STORED DATA:
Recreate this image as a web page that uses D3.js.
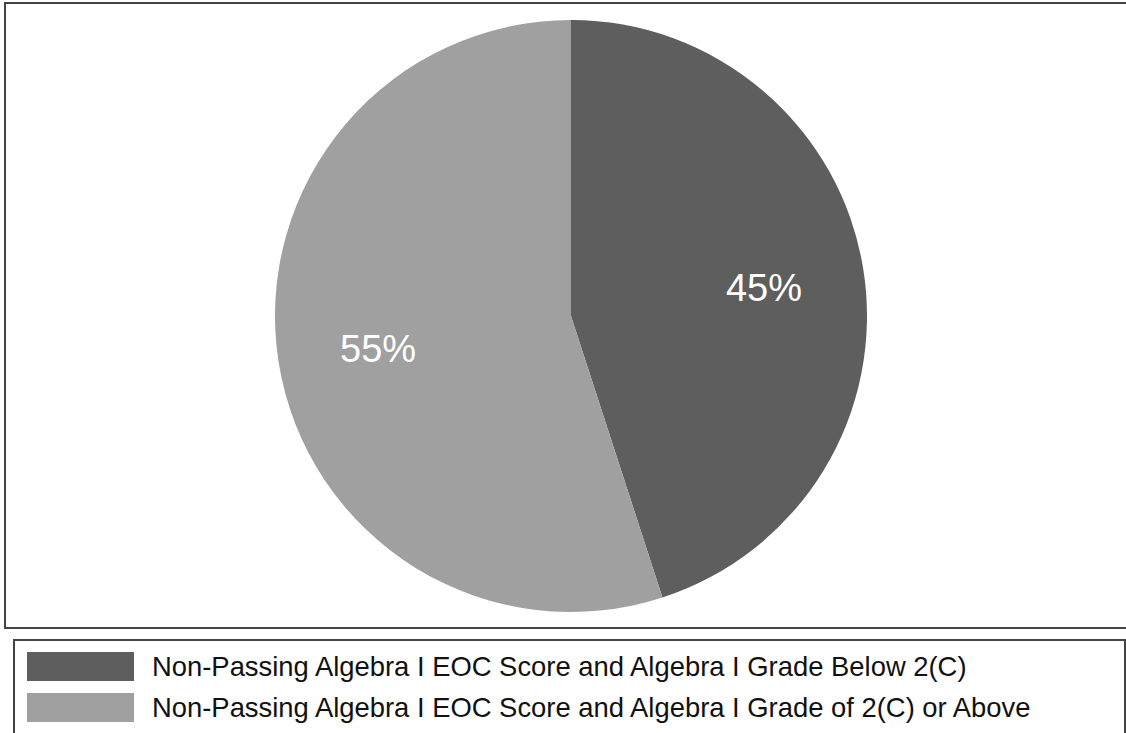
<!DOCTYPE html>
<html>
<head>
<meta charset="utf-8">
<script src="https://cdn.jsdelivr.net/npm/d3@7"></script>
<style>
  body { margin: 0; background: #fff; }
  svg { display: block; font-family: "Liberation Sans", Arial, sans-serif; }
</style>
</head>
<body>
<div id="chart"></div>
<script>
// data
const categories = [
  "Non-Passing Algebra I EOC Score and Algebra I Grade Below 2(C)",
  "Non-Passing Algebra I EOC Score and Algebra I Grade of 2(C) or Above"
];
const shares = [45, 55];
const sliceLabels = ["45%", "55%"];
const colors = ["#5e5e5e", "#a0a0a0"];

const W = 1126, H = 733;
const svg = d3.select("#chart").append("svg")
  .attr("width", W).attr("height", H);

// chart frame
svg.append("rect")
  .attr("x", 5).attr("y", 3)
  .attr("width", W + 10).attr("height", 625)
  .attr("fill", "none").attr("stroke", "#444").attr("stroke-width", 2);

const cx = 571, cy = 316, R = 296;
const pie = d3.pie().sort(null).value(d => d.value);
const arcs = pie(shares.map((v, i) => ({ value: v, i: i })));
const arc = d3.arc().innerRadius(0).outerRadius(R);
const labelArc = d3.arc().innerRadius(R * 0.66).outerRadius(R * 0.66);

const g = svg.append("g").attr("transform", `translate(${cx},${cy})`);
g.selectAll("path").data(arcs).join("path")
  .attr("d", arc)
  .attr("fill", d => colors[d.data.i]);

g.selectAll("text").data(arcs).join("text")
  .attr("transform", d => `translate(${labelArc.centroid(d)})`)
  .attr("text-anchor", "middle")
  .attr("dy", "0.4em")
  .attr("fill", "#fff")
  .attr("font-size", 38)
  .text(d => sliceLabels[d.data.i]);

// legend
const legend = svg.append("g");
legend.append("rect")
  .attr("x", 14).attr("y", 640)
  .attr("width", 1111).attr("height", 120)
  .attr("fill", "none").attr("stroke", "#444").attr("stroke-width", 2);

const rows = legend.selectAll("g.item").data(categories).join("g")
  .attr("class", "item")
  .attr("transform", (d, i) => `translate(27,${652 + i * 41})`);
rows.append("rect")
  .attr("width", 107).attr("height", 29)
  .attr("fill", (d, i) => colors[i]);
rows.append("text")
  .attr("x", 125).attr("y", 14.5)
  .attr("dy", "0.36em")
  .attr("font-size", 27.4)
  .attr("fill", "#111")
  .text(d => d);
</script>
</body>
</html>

BRIEF: Every line of text is to be repeated exactly; pictures are left out.

TASK RESPONSE:
Recreate this image as a web page that uses D3.js.
<!DOCTYPE html>
<html>
<head>
<meta charset="utf-8">
<script src="https://cdn.jsdelivr.net/npm/d3@7"></script>
<style>
  body { margin: 0; background: #fff; }
  svg { display: block; font-family: "Liberation Sans", Arial, sans-serif; }
</style>
</head>
<body>
<div id="chart"></div>
<script>
// data
const categories = [
  "Non-Passing Algebra I EOC Score and Algebra I Grade Below 2(C)",
  "Non-Passing Algebra I EOC Score and Algebra I Grade of 2(C) or Above"
];
const shares = [45, 55];
const sliceLabels = ["45%", "55%"];
const colors = ["#5e5e5e", "#a0a0a0"];

const W = 1126, H = 733;
const svg = d3.select("#chart").append("svg")
  .attr("width", W).attr("height", H);

// chart frame
svg.append("rect")
  .attr("x", 5).attr("y", 3)
  .attr("width", W + 10).attr("height", 625)
  .attr("fill", "none").attr("stroke", "#444").attr("stroke-width", 2);

const cx = 571, cy = 316, R = 296;
const pie = d3.pie().sort(null).value(d => d.value);
const arcs = pie(shares.map((v, i) => ({ value: v, i: i })));
const arc = d3.arc().innerRadius(0).outerRadius(R);
const labelArc = d3.arc().innerRadius(R * 0.66).outerRadius(R * 0.66);

const g = svg.append("g").attr("transform", `translate(${cx},${cy})`);
g.selectAll("path").data(arcs).join("path")
  .attr("d", arc)
  .attr("fill", d => colors[d.data.i]);

g.selectAll("text").data(arcs).join("text")
  .attr("transform", d => `translate(${labelArc.centroid(d)})`)
  .attr("text-anchor", "middle")
  .attr("dy", "0.4em")
  .attr("fill", "#fff")
  .attr("font-size", 38)
  .text(d => sliceLabels[d.data.i]);

// legend
const legend = svg.append("g");
legend.append("rect")
  .attr("x", 14).attr("y", 640)
  .attr("width", 1111).attr("height", 120)
  .attr("fill", "none").attr("stroke", "#444").attr("stroke-width", 2);

const rows = legend.selectAll("g.item").data(categories).join("g")
  .attr("class", "item")
  .attr("transform", (d, i) => `translate(27,${652 + i * 41})`);
rows.append("rect")
  .attr("width", 107).attr("height", 29)
  .attr("fill", (d, i) => colors[i]);
rows.append("text")
  .attr("x", 125).attr("y", 14.5)
  .attr("dy", "0.36em")
  .attr("font-size", 27.4)
  .attr("fill", "#111")
  .text(d => d);
</script>
</body>
</html>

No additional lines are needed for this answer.